TASK TO CARRY OUT »
Tally the lines below that contain the word "matplotlib", and give only that number.

INPUT »
* begin *

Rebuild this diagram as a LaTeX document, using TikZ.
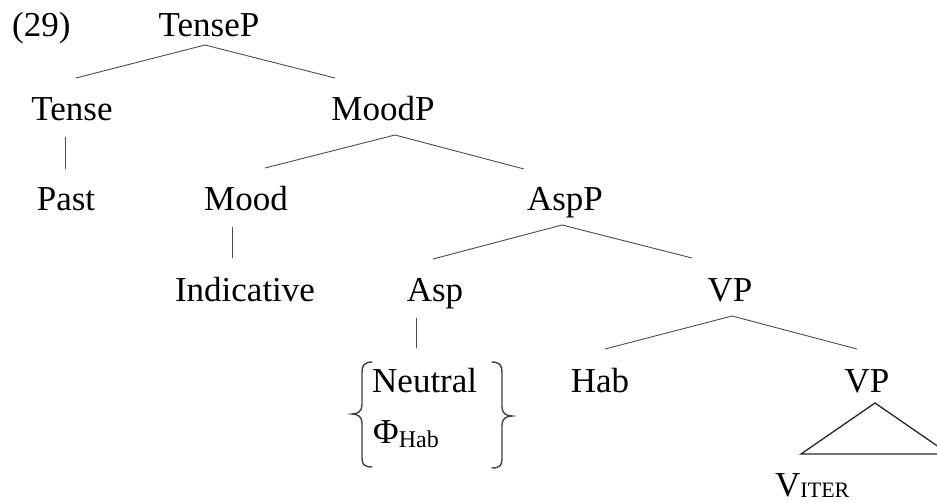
\documentclass[tikz,border=0pt]{standalone}
\usepackage{fontspec}
\setmainfont{Liberation Serif}
\usetikzlibrary{calc}
\tikzset{
  lab/.style={inner sep=0pt, anchor=base, font=\fontsize{35}{42}\selectfont},
  labw/.style={lab, anchor=base west},
  branch/.style={draw=black!70, line width=0.9pt},
  roof/.style={draw=black!85, line width=1.3pt, line join=miter},
  curly/.style={draw=black!75, line width=1.4pt, line cap=round}
}
\begin{document}
\begin{tikzpicture}[x=1pt, y=-1pt]
\useasboundingbox (0,0) rectangle (937,503);
\clip (0,0) rectangle (937,503);

% example number
\node[labw] (num) at (12,37) {(29)};

% tree labels, placed by baseline
\node[lab] (TenseP) at (209,37) {TenseP};
\node[lab] (Tense) at (72,121) {Tense};
\node[lab] (MoodP) at (383,121) {MoodP};
\node[lab] (Past) at (66,210) {Past};
\node[lab] (Mood) at (246,210) {Mood};
\node[lab] (AspP) at (565,210) {AspP};
\node[lab] (Indic) at (245,301) {Indicative};
\node[lab] (Asp) at (435,301) {Asp};
\node[lab] (VP) at (730,301) {VP};
\node[labw] (Neutral) at (372,392) {Neutral};
\node[lab] (Hab) at (600,392) {Hab};
\node[lab] (VPlow) at (867,392) {VP};
\node[labw] (PhiHab) at (373,443) {Φ\raisebox{-4pt}{\fontsize{24}{24}\selectfont Hab}};
\node[labw] (Viter) at (775,496) {V\raisebox{-1pt}{\fontsize{22}{22}\selectfont ITER}};

% branches
\draw[branch] ($(Tense.base)+(4,-43)$) -- ($(TenseP.base)+(-4,8)$) -- ($(MoodP.base)+(-48,-43)$);
\draw[branch] ($(Mood.base)+(19,-42)$) -- ($(MoodP.base)+(12,14)$) -- ($(AspP.base)+(-41,-41)$);
\draw[branch] ($(Asp.base)+(-2,-42)$) -- ($(AspP.base)+(-3,15)$) -- ($(VP.base)+(-38,-43)$);
\draw[branch] ($(Hab.base)+(5,-43)$) -- ($(VP.base)+(2,15)$) -- ($(VPlow.base)+(-10,-43)$);

% unary branches
\draw[branch] ($(Tense.base)+(-7,16)$) -- ($(Past.base)+(-1,-41)$);
\draw[branch] ($(Mood.base)+(-14,17)$) -- ($(Indic.base)+(-13,-43)$);
\draw[branch] ($(Asp.base)+(-19,17)$) -- ($(Neutral.base west)+(44,-44)$);

% roof over the lower VP
\draw[roof] ($(VPlow.base)+(8,11)$) -- ++(-74,51) -- ++(148,0) -- cycle;

% braces around the two Asp values
\begin{scope}[shift={(Neutral.base west)}]
  \draw[curly] (0,-30) .. controls (-8,-30) and (-10,-26) .. (-10,-20)
    -- (-10,13) .. controls (-10,19) and (-14,22) .. (-20,22)
    .. controls (-14,22) and (-10,25) .. (-10,31)
    -- (-10,66) .. controls (-10,72) and (-8,75) .. (0,75);
  \draw[curly] (120,-30) .. controls (128,-30) and (130,-26) .. (130,-20)
    -- (130,15) .. controls (130,21) and (134,24) .. (140,24)
    .. controls (134,24) and (130,27) .. (130,33)
    -- (130,67) .. controls (130,73) and (128,76) .. (120,76);
\end{scope}
\end{tikzpicture}
\end{document}
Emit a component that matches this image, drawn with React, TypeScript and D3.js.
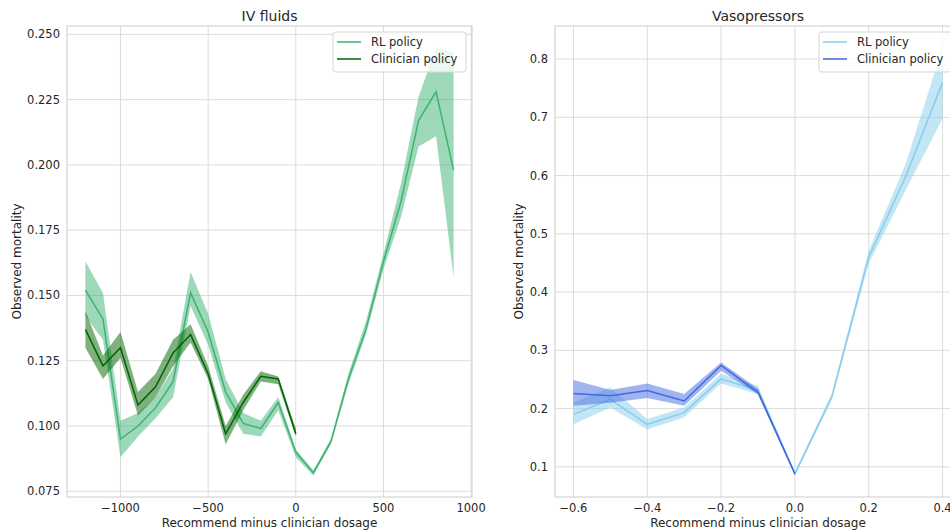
import React, { useEffect, useRef } from 'react';
import * as d3 from 'd3';

// IV fluids panel
const ivDose = [-1200, -1100, -1000, -900, -800, -700, -600, -500, -400, -300, -200, -100, 0, 100, 200, 300, 400, 500, 600, 700, 800, 900];
const ivRL = [0.152, 0.141, 0.095, 0.100, 0.107, 0.117, 0.151, 0.136, 0.113, 0.101, 0.099, 0.109, 0.090, 0.082, 0.094, 0.118, 0.137, 0.163, 0.186, 0.217, 0.228, 0.198];
const ivRLLo = [0.142, 0.133, 0.088, 0.096, 0.103, 0.111, 0.146, 0.131, 0.109, 0.097, 0.096, 0.106, 0.088, 0.081, 0.093, 0.116, 0.135, 0.160, 0.180, 0.207, 0.211, 0.157];
const ivRLHi = [0.163, 0.151, 0.102, 0.105, 0.111, 0.122, 0.159, 0.143, 0.118, 0.105, 0.102, 0.111, 0.091, 0.083, 0.095, 0.120, 0.140, 0.166, 0.193, 0.226, 0.245, 0.243];
const ivClinDose = [-1200, -1100, -1000, -900, -800, -700, -600, -500, -400, -300, -200, -100, 0];
const ivClin = [0.137, 0.123, 0.130, 0.108, 0.115, 0.128, 0.135, 0.120, 0.097, 0.109, 0.119, 0.118, 0.097];
const ivClinLo = [0.130, 0.118, 0.126, 0.104, 0.111, 0.123, 0.132, 0.118, 0.093, 0.106, 0.117, 0.116, 0.096];
const ivClinHi = [0.144, 0.127, 0.136, 0.113, 0.120, 0.133, 0.139, 0.123, 0.100, 0.112, 0.121, 0.119, 0.099];
const ivXTicks = [-1000, -500, 0, 500, 1000];
const ivYTicks = [0.075, 0.1, 0.125, 0.15, 0.175, 0.2, 0.225, 0.25];

// Vasopressors panel
const vaDose = [-0.6, -0.5, -0.4, -0.3, -0.2, -0.1, 0.0, 0.1, 0.2, 0.3, 0.4];
const vaRL = [0.190, 0.216, 0.173, 0.193, 0.251, 0.231, 0.088, 0.220, 0.460, 0.598, 0.760];
const vaRLLo = [0.173, 0.202, 0.164, 0.185, 0.243, 0.225, 0.085, 0.215, 0.449, 0.575, 0.698];
const vaRLHi = [0.210, 0.236, 0.182, 0.202, 0.260, 0.239, 0.092, 0.226, 0.471, 0.620, 0.820];
const vaClinDose = [-0.6, -0.5, -0.4, -0.3, -0.2, -0.1, 0.0];
const vaClin = [0.226, 0.222, 0.231, 0.213, 0.274, 0.228, 0.088];
const vaClinLo = [0.205, 0.210, 0.218, 0.205, 0.265, 0.224, 0.086];
const vaClinHi = [0.249, 0.232, 0.243, 0.225, 0.279, 0.234, 0.090];
const vaXTicks = [-0.6, -0.4, -0.2, 0.0, 0.2, 0.4];
const vaYTicks = [0.1, 0.2, 0.3, 0.4, 0.5, 0.6, 0.7, 0.8];

const FONT = 'DejaVu Sans, sans-serif';
const TEXT = '#262626';

function pad(ext: number[]) {
  const m = (ext[1] - ext[0]) * 0.05;
  return [ext[0] - m, ext[1] + m];
}

function drawPanel(svg: any, opt: any) {
  const { x0, x1, y0, y1, title, xs, xsC, rl, rlLo, rlHi, cl, clLo, clHi, xTicks, yTicks, xFmt, yFmt, cRL, cCl, legendX, labelX } = opt;

  const x = d3.scaleLinear().domain(pad(d3.extent(xs) as number[])).range([x0, x1]);
  const y = d3.scaleLinear().domain(pad([d3.min(rlLo.concat(clLo)) as number, d3.max(rlHi.concat(clHi)) as number])).range([y1, y0]);

  const g = svg.append('g');

  // grid
  g.selectAll('.gx').data(xTicks).enter().append('line')
    .attr('x1', (d: number) => x(d)).attr('x2', (d: number) => x(d))
    .attr('y1', y0).attr('y2', y1)
    .attr('stroke', '#dcdcdc').attr('stroke-width', 1);
  g.selectAll('.gy').data(yTicks).enter().append('line')
    .attr('x1', x0).attr('x2', x1)
    .attr('y1', (d: number) => y(d)).attr('y2', (d: number) => y(d))
    .attr('stroke', '#dcdcdc').attr('stroke-width', 1);

  const clipId = 'clip' + Math.round(x0);
  svg.append('clipPath').attr('id', clipId).append('rect')
    .attr('x', x0).attr('y', y0).attr('width', x1 - x0).attr('height', y1 - y0);
  const plot = g.append('g').attr('clip-path', `url(#${clipId})`);

  const band = (xv: number[], lo: number[], hi: number[]) =>
    d3.area<number>().x((_, i) => x(xv[i])).y0((_, i) => y(lo[i])).y1((_, i) => y(hi[i]))(xv);
  const line = (xv: number[], v: number[]) =>
    d3.line<number>().x((_, i) => x(xv[i])).y((_, i) => y(v[i]))(xv);

  plot.append('path').attr('d', band(xs, rlLo, rlHi)).attr('fill', cRL).attr('fill-opacity', 0.5);
  plot.append('path').attr('d', line(xs, rl)).attr('fill', 'none').attr('stroke', cRL).attr('stroke-width', 1.5);
  plot.append('path').attr('d', band(xsC, clLo, clHi)).attr('fill', cCl).attr('fill-opacity', 0.5);
  plot.append('path').attr('d', line(xsC, cl)).attr('fill', 'none').attr('stroke', cCl).attr('stroke-width', 1.5);

  // spines
  g.append('rect').attr('x', x0).attr('y', y0).attr('width', x1 - x0).attr('height', y1 - y0)
    .attr('fill', 'none').attr('stroke', '#cccccc').attr('stroke-width', 1);

  // tick labels
  g.selectAll('.tx').data(xTicks).enter().append('text')
    .attr('x', (d: number) => x(d)).attr('y', y1 + 15)
    .attr('text-anchor', 'middle').attr('font-family', FONT).attr('font-size', 11.5).attr('fill', TEXT)
    .text((d: number) => xFmt(d).replace('-', '\u2212'));
  g.selectAll('.ty').data(yTicks).enter().append('text')
    .attr('x', x0 - 7).attr('y', (d: number) => y(d) + 4)
    .attr('text-anchor', 'end').attr('font-family', FONT).attr('font-size', 11.5).attr('fill', TEXT)
    .text((d: number) => yFmt(d));

  g.append('text').attr('x', (x0 + x1) / 2).attr('y', 21)
    .attr('text-anchor', 'middle').attr('font-family', FONT).attr('font-size', 14).attr('fill', TEXT)
    .text(title);
  g.append('text').attr('x', (x0 + x1) / 2).attr('y', y1 + 30)
    .attr('text-anchor', 'middle').attr('font-family', FONT).attr('font-size', 12).attr('fill', TEXT)
    .text('Recommend minus clinician dosage');
  g.append('text').attr('transform', `translate(${labelX},${(y0 + y1) / 2}) rotate(-90)`)
    .attr('text-anchor', 'middle').attr('font-family', FONT).attr('font-size', 12).attr('fill', TEXT)
    .text('Observed mortality');

  // legend
  const lg = g.append('g').attr('transform', `translate(${legendX},${y0 + 6})`);
  lg.append('rect').attr('x', 0).attr('y', 0).attr('width', 133).attr('height', 40).attr('rx', 3)
    .attr('fill', 'white').attr('fill-opacity', 0.8).attr('stroke', '#d5d5d5');
  [['RL policy', cRL], ['Clinician policy', cCl]].forEach(([name, c], i) => {
    lg.append('line').attr('x1', 4).attr('x2', 28).attr('y1', 10 + i * 17).attr('y2', 10 + i * 17)
      .attr('stroke', c).attr('stroke-width', 1.5);
    lg.append('text').attr('x', 38).attr('y', 14 + i * 17)
      .attr('font-family', FONT).attr('font-size', 11.5).attr('fill', TEXT).text(name);
  });
}

export default function App() {
  const ref = useRef<SVGSVGElement>(null);

  useEffect(() => {
    const svg = d3.select(ref.current);
    svg.selectAll('*').remove();
    svg.append('rect').attr('width', 950).attr('height', 531).attr('fill', 'white');

    drawPanel(svg, {
      x0: 67, x1: 472, y0: 26, y1: 497, title: 'IV fluids',
      xs: ivDose, xsC: ivClinDose, rl: ivRL, rlLo: ivRLLo, rlHi: ivRLHi,
      cl: ivClin, clLo: ivClinLo, clHi: ivClinHi,
      xTicks: ivXTicks, yTicks: ivYTicks,
      xFmt: (d: number) => String(d), yFmt: d3.format('.3f'),
      cRL: '#3cb371', cCl: '#006400', legendX: 333, labelX: 21,
    });
    drawPanel(svg, {
      x0: 555, x1: 961, y0: 26, y1: 497, title: 'Vasopressors',
      xs: vaDose, xsC: vaClinDose, rl: vaRL, rlLo: vaRLLo, rlHi: vaRLHi,
      cl: vaClin, clLo: vaClinLo, clHi: vaClinHi,
      xTicks: vaXTicks, yTicks: vaYTicks,
      xFmt: d3.format('.1f'), yFmt: d3.format('.1f'),
      cRL: '#87ceeb', cCl: '#4169e1', legendX: 819, labelX: 523,
    });

    return () => {
      d3.select(ref.current).selectAll('*').remove();
    };
  }, []);

  return <svg ref={ref} width={950} height={531} style={{ position: 'absolute', left: 0, top: 0 }} />;
}
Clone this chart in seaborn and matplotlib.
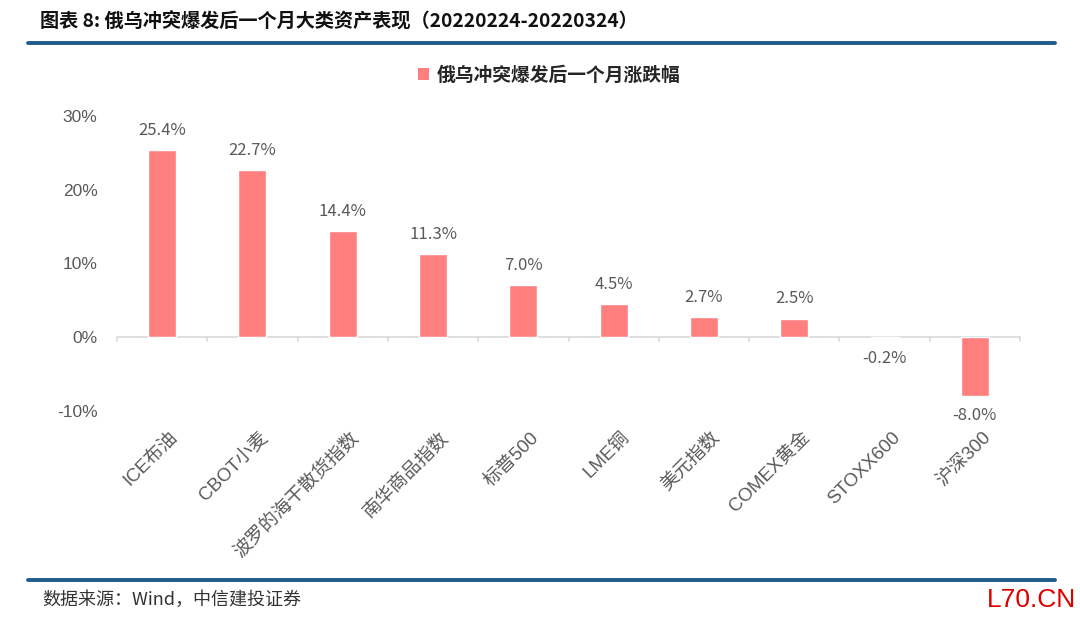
import matplotlib
matplotlib.use("Agg")
import matplotlib.pyplot as plt
import matplotlib.transforms as mtransforms
import seaborn as sns
import pandas as pd
from matplotlib.lines import Line2D
from matplotlib.patches import Patch

categories = ["ICE布油", "CBOT小麦", "波罗的海干散货指数", "南华商品指数", "标普500",
              "LME铜", "美元指数", "COMEX黄金", "STOXX600", "沪深300"]
values = [25.4, 22.7, 14.4, 11.3, 7.0, 4.5, 2.7, 2.5, -0.2, -8.0]
yticks = [-10, 0, 10, 20, 30]
series_name = "俄乌冲突爆发后一个月涨跌幅"
title = "图表 8: 俄乌冲突爆发后一个月大类资产表现（20220224-20220324）"
source = "数据来源：Wind，中信建投证券"
watermark = "L70.CN"

sns.set_theme(style="white")
plt.rcParams['font.family'] = ['Noto Sans CJK SC', 'DejaVu Sans']
plt.rcParams['axes.unicode_minus'] = False

bar_color = "#FF7F7F"
gray = "#595959"

df = pd.DataFrame({"cat": categories, "val": values})

fig = plt.figure(figsize=(10.8, 6.19), dpi=100)
ax = fig.add_axes([117/1080, 1-410.7/619, (1020-117)/1080, (410.7-116)/619])
sns.barplot(data=df, x="cat", y="val", color=bar_color, width=0.31, ax=ax, saturation=1)

ax.set_xlim(-0.5, len(categories)-0.5)
ax.set_ylim(-10, 30)
ax.set_yticks(yticks)
ax.set_yticklabels([f"{t}%" for t in yticks], fontsize=12.5, color=gray,
                   family=['Liberation Sans', 'DejaVu Sans'])
ax.set_xlabel("")
ax.set_ylabel("")
for s in ax.spines.values():
    s.set_visible(False)
ax.tick_params(axis='y', length=0, pad=14)
ax.tick_params(axis='x', length=0, pad=13)
ax.set_xticks(range(len(categories)))
ax.set_xticklabels(categories, rotation=45, ha='right', rotation_mode='anchor',
                   fontsize=13.5, color=gray, family=['Liberation Sans', 'Noto Sans CJK SC'])
offset = mtransforms.ScaledTranslation(7/100, 0, fig.dpi_scale_trans)
for lab in ax.get_xticklabels():
    lab.set_transform(lab.get_transform() + offset)

# zero baseline and boundary ticks
ax.axhline(0, color="#D9D9D9", lw=1.2, zorder=0)
for b in [i - 0.5 for i in range(len(categories)+1)]:
    ax.plot([b, b], [0, -0.6], color="#D9D9D9", lw=1.2, zorder=0, clip_on=False)

# data labels
for i, v in enumerate(values):
    if v >= 0:
        ax.annotate(f"{v:.1f}%", (i, v), xytext=(0, 8), textcoords="offset points",
                    ha='center', va='bottom', fontsize=12, color=gray)
    else:
        ax.annotate(f"{v:.1f}%", (i, v), xytext=(0, -8), textcoords="offset points",
                    ha='center', va='top', fontsize=12, color=gray)

# legend
handle = Patch(facecolor=bar_color, edgecolor='none')
fig.legend([handle], [series_name], loc='center', bbox_to_anchor=(549/1080, 1-75/619),
           frameon=False, prop={'size': 13.5, 'weight': 'bold'}, handlelength=0.6,
           handleheight=0.6, handletextpad=0.4)

# title and rules
fig.text(40/1080, 1-22/619, title, fontsize=13.8, fontweight='bold', va='center', ha='left',
         color="#111111")
fig.add_artist(Line2D([28/1080, 1055/1080], [1-43/619, 1-43/619], color="#1F5C8B", lw=2.8))
fig.add_artist(Line2D([28/1080, 1055/1080], [1-580/619, 1-580/619], color="#1F5C8B", lw=2.8))
fig.text(42/1080, 1-600/619, source, fontsize=13, style='italic', va='center', ha='left',
         color="#333333")
fig.text(1076/1080, 1-600/619, watermark, fontsize=19, va='center', ha='right',
         color="#DD0000", family=['Liberation Sans Narrow', 'Liberation Sans'])

fig.savefig("out.png", dpi=100)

* end *

FULL OUTPUT »
7